Punctuation’s Rhetorical Effects
by Kevin Cassell
Overview — Many students tend to think of punctuation as governed by a set of rules. This chapter encourages them to conceive of punctuation as a system of conventions, which includes standard expectations of correct usage—certain “rules”—but applies them within a broader rhetorical context. After distinguishing between punctuation and grammar (the two terms are often associated), students are provided with three reading strategies to help them become aware of how punctuation operates in printed texts. The first strategy, explicit reading, adopts Writing Spaces author Mike Bunn’s Reading Like a Writer (RLW) approach, but emphasizes a reading style that is sensory. The second strategy, visual reading, asks students to adopt a “typographical perspective” when reading so that they literally see how punctuation operates. The third one, aural reading, asks them to listen – possibly by reading aloud – to how punctuation conveys an author’s tone of voice, which can help to illustrate context. Palpably experiencing punctuation usage while reading will help students use it with confidence and facility in their own writing.

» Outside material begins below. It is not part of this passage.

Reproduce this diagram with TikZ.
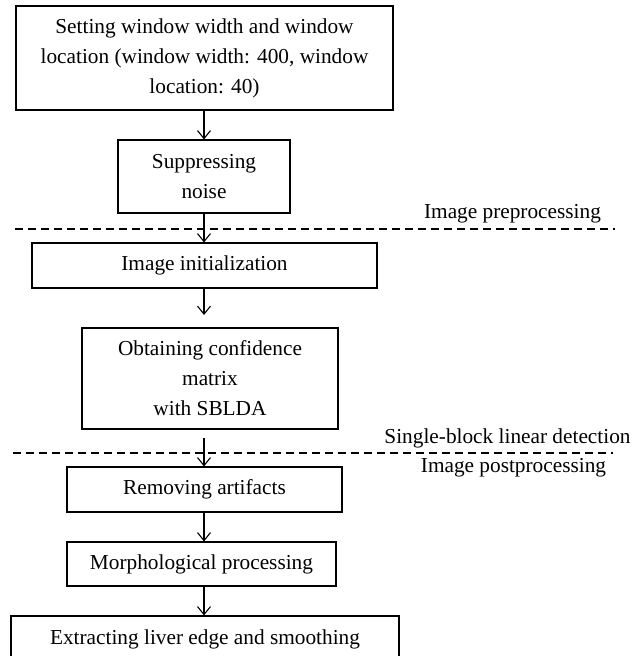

“I Passed First-Year Writing—What Now?”: Adapting Strategies from First-Year Writing to Writing in the Disciplines
by Amy Cicchino
Overview — This chapter foreshadows challenges you can experience as you adapt your writing beyond your first-year writing course to become a writer in your discipline. The essay contains a student scenario, defines key rhetorical concepts within discipline-specific writing situations, and gives you strategies for adapting these rhetorical concepts to new writing situations. After reading this chapter, you will better understand how the concepts introduced in first-year writing connect to the writing you will encounter in your upper-level, disciplinary courses and identify strategies that will help you intentionally adapt writing knowledge to new discipline-specific contexts.